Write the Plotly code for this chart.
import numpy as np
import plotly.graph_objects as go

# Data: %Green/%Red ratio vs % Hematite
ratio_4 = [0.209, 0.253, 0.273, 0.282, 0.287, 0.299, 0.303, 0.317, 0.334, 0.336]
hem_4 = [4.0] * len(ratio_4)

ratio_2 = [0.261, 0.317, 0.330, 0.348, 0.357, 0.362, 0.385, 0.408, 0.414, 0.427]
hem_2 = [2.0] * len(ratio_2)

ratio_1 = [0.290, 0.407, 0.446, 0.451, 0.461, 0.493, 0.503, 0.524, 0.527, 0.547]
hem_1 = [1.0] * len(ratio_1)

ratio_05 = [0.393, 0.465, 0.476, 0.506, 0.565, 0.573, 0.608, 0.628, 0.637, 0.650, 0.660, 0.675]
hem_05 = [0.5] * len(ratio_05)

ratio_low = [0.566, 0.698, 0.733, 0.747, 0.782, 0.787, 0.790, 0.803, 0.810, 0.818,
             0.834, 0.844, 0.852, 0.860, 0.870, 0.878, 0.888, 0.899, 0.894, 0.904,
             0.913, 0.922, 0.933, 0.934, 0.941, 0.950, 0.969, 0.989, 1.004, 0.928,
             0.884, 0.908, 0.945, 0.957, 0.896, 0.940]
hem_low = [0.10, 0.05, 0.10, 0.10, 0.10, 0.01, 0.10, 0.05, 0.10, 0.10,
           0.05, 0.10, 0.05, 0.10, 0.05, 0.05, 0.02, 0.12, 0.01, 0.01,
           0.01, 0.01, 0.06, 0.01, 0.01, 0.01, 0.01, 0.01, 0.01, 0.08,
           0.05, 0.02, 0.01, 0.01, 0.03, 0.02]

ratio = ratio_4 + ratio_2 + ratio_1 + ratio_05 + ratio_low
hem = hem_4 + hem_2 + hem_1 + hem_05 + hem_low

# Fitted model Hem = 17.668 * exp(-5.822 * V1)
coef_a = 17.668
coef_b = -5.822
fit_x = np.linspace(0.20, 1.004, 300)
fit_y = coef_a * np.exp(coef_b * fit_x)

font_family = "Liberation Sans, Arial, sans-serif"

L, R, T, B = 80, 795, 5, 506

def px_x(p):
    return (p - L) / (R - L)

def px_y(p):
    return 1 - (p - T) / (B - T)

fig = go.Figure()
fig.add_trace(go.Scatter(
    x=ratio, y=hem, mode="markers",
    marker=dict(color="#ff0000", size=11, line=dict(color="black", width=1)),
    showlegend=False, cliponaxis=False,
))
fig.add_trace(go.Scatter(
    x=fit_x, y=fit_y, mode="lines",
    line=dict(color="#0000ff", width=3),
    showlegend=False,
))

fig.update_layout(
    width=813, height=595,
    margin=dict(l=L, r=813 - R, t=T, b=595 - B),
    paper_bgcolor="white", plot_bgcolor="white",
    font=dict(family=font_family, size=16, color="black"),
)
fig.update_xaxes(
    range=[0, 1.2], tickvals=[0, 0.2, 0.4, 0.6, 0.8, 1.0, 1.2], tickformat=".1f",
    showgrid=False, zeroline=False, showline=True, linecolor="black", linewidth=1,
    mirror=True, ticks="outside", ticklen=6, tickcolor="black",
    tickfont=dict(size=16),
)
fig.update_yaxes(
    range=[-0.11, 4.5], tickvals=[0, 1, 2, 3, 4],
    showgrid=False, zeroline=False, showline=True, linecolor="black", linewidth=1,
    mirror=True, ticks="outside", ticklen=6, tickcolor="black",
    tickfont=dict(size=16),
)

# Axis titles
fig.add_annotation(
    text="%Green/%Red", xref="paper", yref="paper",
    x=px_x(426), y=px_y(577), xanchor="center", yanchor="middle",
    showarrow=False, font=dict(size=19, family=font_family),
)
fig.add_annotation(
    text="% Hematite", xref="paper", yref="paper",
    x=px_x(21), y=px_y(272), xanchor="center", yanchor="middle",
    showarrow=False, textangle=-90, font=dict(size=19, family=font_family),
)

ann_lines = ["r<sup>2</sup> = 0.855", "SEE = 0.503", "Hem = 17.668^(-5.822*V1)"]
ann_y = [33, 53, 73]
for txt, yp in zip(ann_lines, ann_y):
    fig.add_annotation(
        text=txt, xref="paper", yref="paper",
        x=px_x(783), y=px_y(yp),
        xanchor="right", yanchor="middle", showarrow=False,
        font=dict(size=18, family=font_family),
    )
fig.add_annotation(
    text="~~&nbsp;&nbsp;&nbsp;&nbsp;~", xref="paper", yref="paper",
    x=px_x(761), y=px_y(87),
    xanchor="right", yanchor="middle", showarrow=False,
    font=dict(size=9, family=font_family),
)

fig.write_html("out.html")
------------
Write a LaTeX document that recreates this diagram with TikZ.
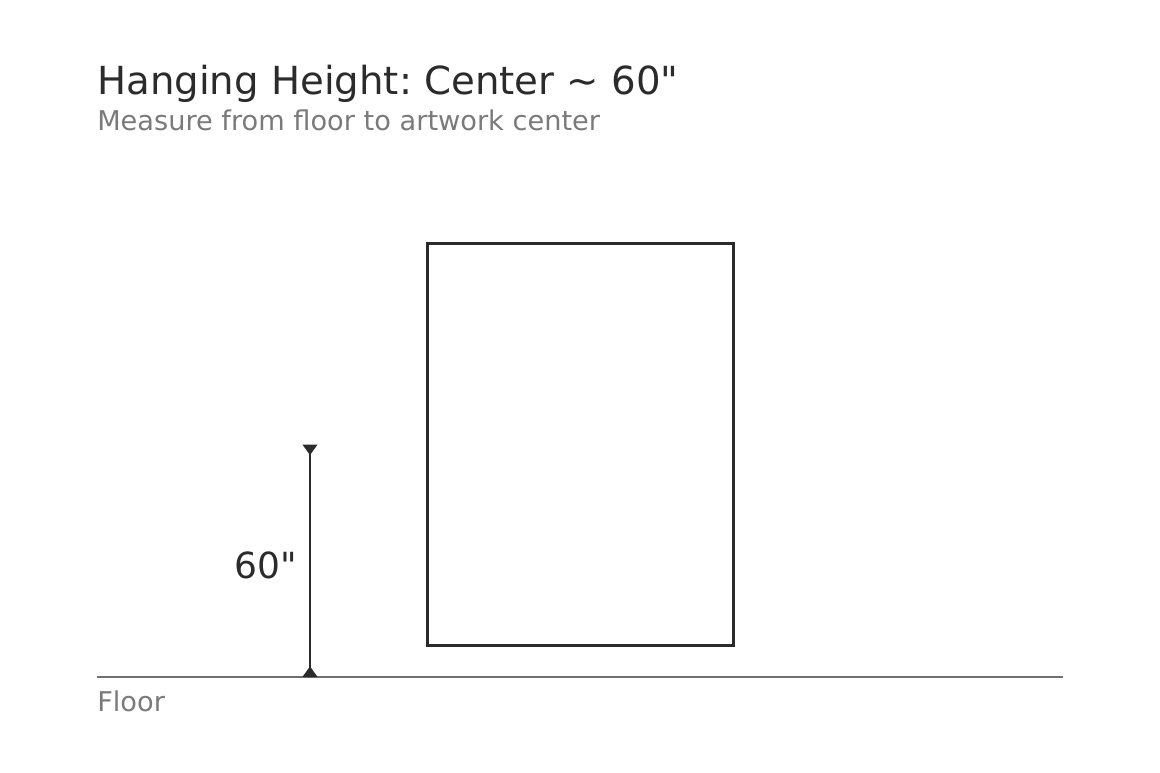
------------
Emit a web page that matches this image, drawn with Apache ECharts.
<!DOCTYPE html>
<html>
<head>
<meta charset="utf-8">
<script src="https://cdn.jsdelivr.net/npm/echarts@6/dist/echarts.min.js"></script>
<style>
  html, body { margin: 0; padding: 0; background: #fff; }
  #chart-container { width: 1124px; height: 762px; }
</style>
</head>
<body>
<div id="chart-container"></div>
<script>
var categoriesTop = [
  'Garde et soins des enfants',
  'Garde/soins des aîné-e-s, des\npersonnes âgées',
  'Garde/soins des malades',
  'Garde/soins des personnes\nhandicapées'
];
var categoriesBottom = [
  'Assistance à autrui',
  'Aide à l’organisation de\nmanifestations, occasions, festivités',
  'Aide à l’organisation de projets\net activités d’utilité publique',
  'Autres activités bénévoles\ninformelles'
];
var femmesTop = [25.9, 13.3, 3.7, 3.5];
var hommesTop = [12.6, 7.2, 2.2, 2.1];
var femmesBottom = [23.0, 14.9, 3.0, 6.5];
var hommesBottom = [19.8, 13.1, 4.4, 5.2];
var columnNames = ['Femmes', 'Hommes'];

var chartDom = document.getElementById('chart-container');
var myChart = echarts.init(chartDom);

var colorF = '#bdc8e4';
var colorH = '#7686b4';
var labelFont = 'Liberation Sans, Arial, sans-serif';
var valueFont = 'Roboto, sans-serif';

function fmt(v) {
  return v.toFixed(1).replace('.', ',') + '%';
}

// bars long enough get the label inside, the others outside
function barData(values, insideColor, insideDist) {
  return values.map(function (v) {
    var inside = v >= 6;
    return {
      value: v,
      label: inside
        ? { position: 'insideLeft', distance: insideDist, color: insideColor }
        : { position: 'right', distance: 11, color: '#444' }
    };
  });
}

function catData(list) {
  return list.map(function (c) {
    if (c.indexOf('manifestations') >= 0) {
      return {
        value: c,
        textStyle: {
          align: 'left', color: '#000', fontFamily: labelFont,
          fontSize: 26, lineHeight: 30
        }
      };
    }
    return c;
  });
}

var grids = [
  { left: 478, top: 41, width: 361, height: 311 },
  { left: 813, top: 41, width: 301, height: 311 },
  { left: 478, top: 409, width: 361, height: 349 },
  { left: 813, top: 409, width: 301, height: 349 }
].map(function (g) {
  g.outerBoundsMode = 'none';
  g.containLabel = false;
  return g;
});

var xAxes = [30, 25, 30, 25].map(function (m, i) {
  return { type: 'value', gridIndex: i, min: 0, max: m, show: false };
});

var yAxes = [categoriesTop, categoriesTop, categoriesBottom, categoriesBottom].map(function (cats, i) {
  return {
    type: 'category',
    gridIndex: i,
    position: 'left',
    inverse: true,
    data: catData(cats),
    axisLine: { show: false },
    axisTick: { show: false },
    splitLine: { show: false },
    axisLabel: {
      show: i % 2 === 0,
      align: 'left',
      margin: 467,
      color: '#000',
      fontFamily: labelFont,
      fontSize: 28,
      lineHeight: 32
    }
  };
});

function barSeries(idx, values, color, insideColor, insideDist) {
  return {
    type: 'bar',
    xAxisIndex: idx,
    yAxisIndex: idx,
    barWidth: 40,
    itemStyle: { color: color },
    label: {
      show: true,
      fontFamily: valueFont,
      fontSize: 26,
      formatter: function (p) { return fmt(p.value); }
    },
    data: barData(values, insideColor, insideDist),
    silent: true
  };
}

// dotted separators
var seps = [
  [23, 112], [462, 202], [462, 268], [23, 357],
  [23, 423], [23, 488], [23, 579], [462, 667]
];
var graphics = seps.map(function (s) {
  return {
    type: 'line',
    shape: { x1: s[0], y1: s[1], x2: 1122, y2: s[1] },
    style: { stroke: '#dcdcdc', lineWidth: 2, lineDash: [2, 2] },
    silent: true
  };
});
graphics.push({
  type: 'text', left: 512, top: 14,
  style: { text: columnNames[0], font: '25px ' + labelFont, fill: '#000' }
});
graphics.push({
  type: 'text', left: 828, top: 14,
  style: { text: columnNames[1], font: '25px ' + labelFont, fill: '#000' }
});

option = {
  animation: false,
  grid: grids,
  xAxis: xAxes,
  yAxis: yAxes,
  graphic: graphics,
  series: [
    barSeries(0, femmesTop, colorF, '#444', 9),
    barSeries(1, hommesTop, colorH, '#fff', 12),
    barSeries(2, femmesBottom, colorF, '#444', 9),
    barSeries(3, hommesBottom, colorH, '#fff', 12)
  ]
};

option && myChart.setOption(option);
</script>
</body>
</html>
------------
WHAT YOU HAVE TO DO » Retype, exactly and in full, the lines above from the one containing "Write the Plotly code for this chart." through the one containing "hem_05 = [0.5] * len(ratio_05)".

TASK SOLUTION »
Write the Plotly code for this chart.
import numpy as np
import plotly.graph_objects as go

# Data: %Green/%Red ratio vs % Hematite
ratio_4 = [0.209, 0.253, 0.273, 0.282, 0.287, 0.299, 0.303, 0.317, 0.334, 0.336]
hem_4 = [4.0] * len(ratio_4)

ratio_2 = [0.261, 0.317, 0.330, 0.348, 0.357, 0.362, 0.385, 0.408, 0.414, 0.427]
hem_2 = [2.0] * len(ratio_2)

ratio_1 = [0.290, 0.407, 0.446, 0.451, 0.461, 0.493, 0.503, 0.524, 0.527, 0.547]
hem_1 = [1.0] * len(ratio_1)

ratio_05 = [0.393, 0.465, 0.476, 0.506, 0.565, 0.573, 0.608, 0.628, 0.637, 0.650, 0.660, 0.675]
hem_05 = [0.5] * len(ratio_05)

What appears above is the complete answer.